# START OF RECORDS PROVIDED
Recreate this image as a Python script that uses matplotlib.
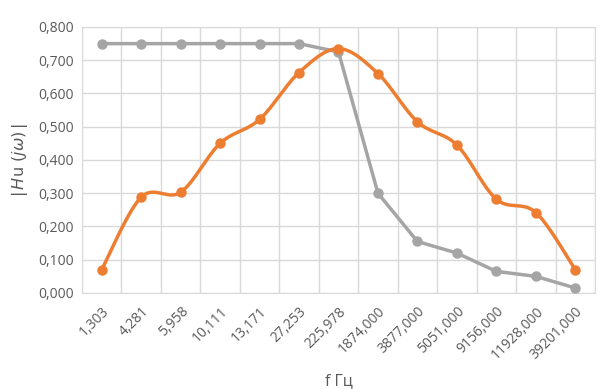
import numpy as np
import matplotlib
matplotlib.use('Agg')
import matplotlib.pyplot as plt

freqs = ['1,303', '4,281', '5,958', '10,111', '13,171', '27,253', '225,978',
         '1874,000', '3877,000', '5051,000', '9156,000', '11928,000', '39201,000']
gray_vals = [0.750, 0.750, 0.750, 0.750, 0.750, 0.750, 0.725,
             0.300, 0.155, 0.120, 0.065, 0.050, 0.015]
orange_vals = [0.070, 0.288, 0.303, 0.450, 0.522, 0.663, 0.735,
               0.660, 0.515, 0.445, 0.282, 0.242, 0.070]
yticks = [0.0, 0.1, 0.2, 0.3, 0.4, 0.5, 0.6, 0.7, 0.8]

ORANGE = '#ED7D31'
GRAY = '#A5A5A5'
GRID = '#D9D9D9'
TXT = '#595959'

plt.rcParams['font.family'] = ['Open Sans', 'DejaVu Sans']


def smooth(x, y, n=30):
    # Excel-like smoothed line: cubic bezier with catmull-rom control points
    x = np.asarray(x, float)
    y = np.asarray(y, float)
    px = np.concatenate([[x[0]], x, [x[-1]]])
    py = np.concatenate([[y[0]], y, [y[-1]]])
    xs, ys = [], []
    t = np.linspace(0, 1, n)
    for i in range(1, len(px) - 2):
        p0 = np.array([px[i], py[i]])
        p3 = np.array([px[i + 1], py[i + 1]])
        c1 = p0 + (np.array([px[i + 1], py[i + 1]]) - np.array([px[i - 1], py[i - 1]])) / 6
        c2 = p3 - (np.array([px[i + 2], py[i + 2]]) - np.array([px[i], py[i]])) / 6
        b = ((1 - t) ** 3)[:, None] * p0 + (3 * (1 - t) ** 2 * t)[:, None] * c1 \
            + (3 * (1 - t) * t ** 2)[:, None] * c2 + (t ** 3)[:, None] * p3
        xs.extend(b[:, 0])
        ys.extend(b[:, 1])
    return np.array(xs), np.array(ys)


fig = plt.figure(figsize=(6.05, 3.89), dpi=100)
ax = fig.add_axes([0.1355, 0.2468, 0.848, 0.6838])

x = np.arange(len(freqs))
ax.plot(x, gray_vals, color=GRAY, lw=2.5, marker='o', ms=6.5, zorder=3)
sx, sy = smooth(x, orange_vals)
ax.plot(sx, sy, color=ORANGE, lw=2.5, zorder=4)
ax.plot(x, orange_vals, 'o', color=ORANGE, ms=6.5, zorder=5)

ax.set_xlim(-0.5, len(freqs) - 0.5)
ax.set_ylim(0, 0.8)
ax.set_yticks(yticks)
ax.set_yticklabels(['{:.3f}'.format(v).replace('.', ',') for v in yticks])
ax.set_xticks(x)
ax.set_xticklabels(freqs, rotation=45, ha='right', rotation_mode='anchor')
ax.set_xticks(np.arange(-0.5, len(freqs), 1), minor=True)
ax.tick_params(axis='x', which='major', length=0, pad=8)
ax.tick_params(axis='x', which='minor', length=0)
ax.tick_params(axis='y', length=0, pad=6)
ax.tick_params(labelsize=10, labelcolor=TXT)
ax.grid(True, axis='y', color=GRID, lw=1)
ax.grid(True, axis='x', which='minor', color=GRID, lw=1)
for s in ax.spines.values():
    s.set_color(GRID)

ax.set_xlabel('f Гц', fontsize=11.5, color=TXT, labelpad=8)
ax.set_ylabel(r'$|\,H\mathrm{u}\ (j\omega)\,|$', fontsize=11.5, color=TXT, labelpad=6)

fig.savefig('out.png', dpi=100)
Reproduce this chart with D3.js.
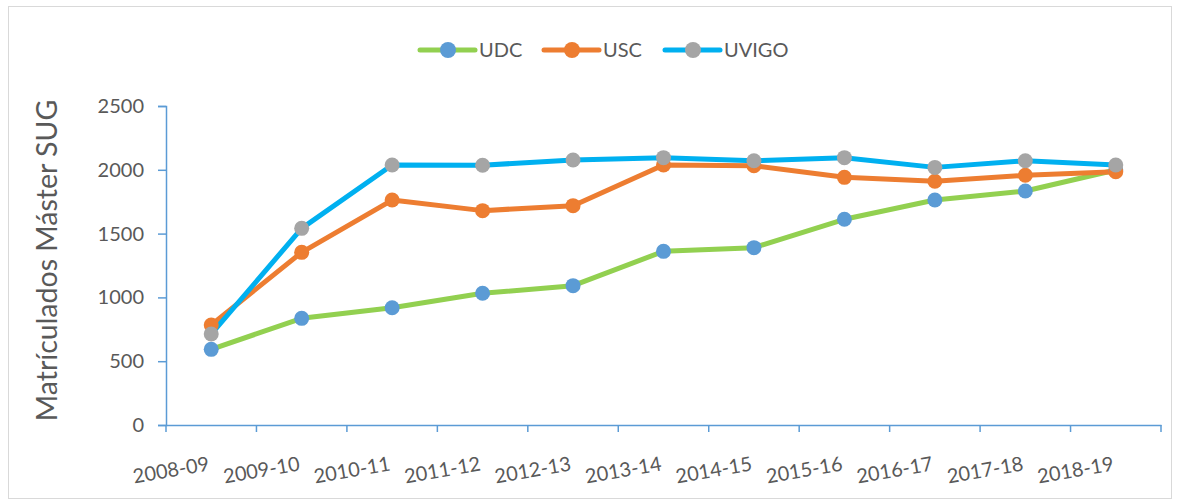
<!DOCTYPE html>
<html>
<head>
  <meta charset="utf-8">
  <script src="https://cdnjs.cloudflare.com/ajax/libs/d3/7.8.5/d3.min.js"></script>
  <style>
    body { margin: 0; background: #fff; }
    svg text { font-family: Lato, "Open Sans", sans-serif; fill: #595959; }
  </style>
</head>
<body>
  <div id="chart"></div>

  <script>
    const years = ['2008-09', '2009-10', '2010-11', '2011-12', '2012-13', '2013-14',
                   '2014-15', '2015-16', '2016-17', '2017-18', '2018-19'];
    const udc   = [593, 836, 919, 1032, 1092, 1361, 1390, 1612, 1763, 1834, 1998];
    const usc   = [784, 1353, 1763, 1680, 1719, 2038, 2032, 1941, 1910, 1957, 1985];
    const uvigo = [713, 1541, 2038, 2036, 2077, 2095, 2071, 2095, 2019, 2071, 2038];
    const yTicks = [0, 500, 1000, 1500, 2000, 2500];

    const series = [
      { name: 'UDC',   values: udc,   line: '#92D050', dot: '#5B9BD5' },
      { name: 'USC',   values: usc,   line: '#ED7D31', dot: '#ED7D31' },
      { name: 'UVIGO', values: uvigo, line: '#00B0F0', dot: '#A5A5A5' }
    ];

    const width = 1181, height = 503;
    const plotLeft = 166, plotRight = 1161, plotTop = 106, plotBottom = 425;

    const svg = d3.select('#chart').append('svg')
      .attr('width', width)
      .attr('height', height);

    svg.append('rect')
      .attr('x', 8.5).attr('y', 6.5)
      .attr('width', 1163).attr('height', 492)
      .attr('fill', 'none').attr('stroke', '#D9D9D9');

    const x = d3.scaleBand().domain(years).range([plotLeft, plotRight]);
    const y = d3.scaleLinear().domain([0, 2500]).range([plotBottom, plotTop]);
    const cx = d => x(d) + x.bandwidth() / 2;

    // y axis
    const yAxis = svg.append('g')
      .attr('transform', `translate(${plotLeft},0)`)
      .call(d3.axisLeft(y).tickValues(yTicks).tickFormat(d3.format('d')).tickSize(8).tickPadding(14));
    yAxis.select('.domain').attr('stroke', '#5B9BD5').attr('stroke-width', 1.5);
    yAxis.selectAll('.tick line').attr('stroke', '#5B9BD5').attr('stroke-width', 1.5);
    yAxis.selectAll('.tick text').style('font-size', '20px').attr('fill', '#595959');

    // x axis
    const xAxis = svg.append('g')
      .attr('transform', `translate(0,${plotBottom})`)
      .call(d3.axisBottom(x).tickSize(0).tickFormat(''));
    xAxis.select('.domain').attr('stroke', '#5B9BD5').attr('stroke-width', 1.5);
    xAxis.selectAll('.tick').remove();

    const bounds = years.map(d => x(d)).concat([plotRight]);
    svg.append('g').selectAll('line')
      .data(bounds)
      .join('line')
      .attr('x1', d => d).attr('x2', d => d)
      .attr('y1', plotBottom).attr('y2', plotBottom + 7)
      .attr('stroke', '#5B9BD5').attr('stroke-width', 1.5);

    svg.append('g').selectAll('text')
      .data(years)
      .join('text')
      .attr('transform', d => `translate(${x(d) + 5},${470}) rotate(-10)`)
      .attr('text-anchor', 'middle')
      .attr('dy', '0.35em')
      .style('font-size', '20px')
      .text(d => d);

    // axis title
    svg.append('text')
      .attr('transform', `translate(47,${(plotTop + plotBottom) / 2 - 5}) rotate(-90)`)
      .attr('text-anchor', 'middle')
      .attr('dy', '0.35em')
      .style('font-size', '28.5px')
      .text('Matrículados Máster SUG');

    // lines and markers
    const line = d3.line()
      .x((v, i) => cx(years[i]))
      .y(v => y(v));

    series.forEach(s => {
      svg.append('path')
        .datum(s.values)
        .attr('fill', 'none')
        .attr('stroke', s.line)
        .attr('stroke-width', 5)
        .attr('stroke-linejoin', 'round')
        .attr('d', line);
    });
    series.forEach(s => {
      svg.append('g').selectAll('circle')
        .data(s.values)
        .join('circle')
        .attr('cx', (v, i) => cx(years[i]))
        .attr('cy', v => y(v))
        .attr('r', 7.5)
        .attr('fill', s.dot);
    });

    // legend
    const legendX = [420, 544, 665];
    const legend = svg.append('g').selectAll('g')
      .data(series)
      .join('g')
      .attr('transform', (d, i) => `translate(${legendX[i]},50)`);
    legend.append('line')
      .attr('x1', 0).attr('x2', 55)
      .attr('stroke', d => d.line).attr('stroke-width', 5)
      .attr('stroke-linecap', 'round');
    legend.append('circle')
      .attr('cx', 28).attr('r', 8)
      .attr('fill', d => d.dot);
    legend.append('text')
      .attr('x', 59).attr('dy', '0.35em')
      .style('font-size', '20px')
      .text(d => d.name);
  </script>
</body>
</html>
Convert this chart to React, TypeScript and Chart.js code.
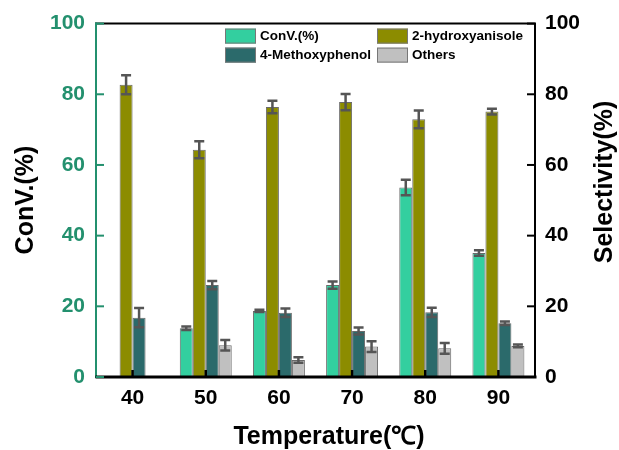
# END OF RECORDS PROVIDED
Look at the listing and set down only the lines from its start through the line with "import matplotlib.pyplot as plt", word for word and without pictures.

ANSWER FOR THE TASK:
Recreate this image as a Python script that uses matplotlib.
import numpy as np
import matplotlib
matplotlib.use('Agg')
import matplotlib.pyplot as plt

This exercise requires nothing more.